Y’all, I just couldn’t pray. I tried. For so many days, I would start to pray and then my mouth was a desert and my mind was a tornado and my emotions were a thunderstorm. The only thing that seemed to help was The Lord’s Prayer – more specifically, the first line of the prayer. “Our Father, who art in heaven.” I prayed these six words over and over again, all day, every day and especially anytime I felt the panic creeping up. Bedtime was the worst! “Our Father, who art in heaven…our Father, who art in heaven…Our Father, who art in heaven...” And eventually I would sleep. Little by little, as I turned my mind and heart to the Father, the times of peace would last longer, and the times of terror would disappear sooner.
My daughter is four years old now. I wish I could tell you that I have been a paragon of peace and wisdom ever since those days, but alas…I cannot. I can tell you that I believe God is good, and He loves us. I can tell you that the horrible things that happen to the innocent ones are not from God.
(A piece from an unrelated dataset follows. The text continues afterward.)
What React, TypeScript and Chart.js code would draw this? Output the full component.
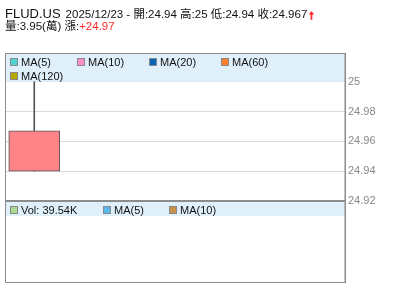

I can tell you that I am still a little too anxious and watchful at times, and on the hardest days, the idea of living in one of those walled-in survivalist compounds is oddly appealing. Nevertheless, I have chosen to really live in this world and to allow my daughter to really live in it as well.
Because if we hide from the brokenness, who wins?
If we don’t go out and shine our light, then won’t the darkness just get stronger?
I can’t protect my daughter perfectly. I can’t be everywhere, all the time. My everything may not be enough.
But as it turns out, my everything is still an awful lot, and I’m not giving up anytime soon.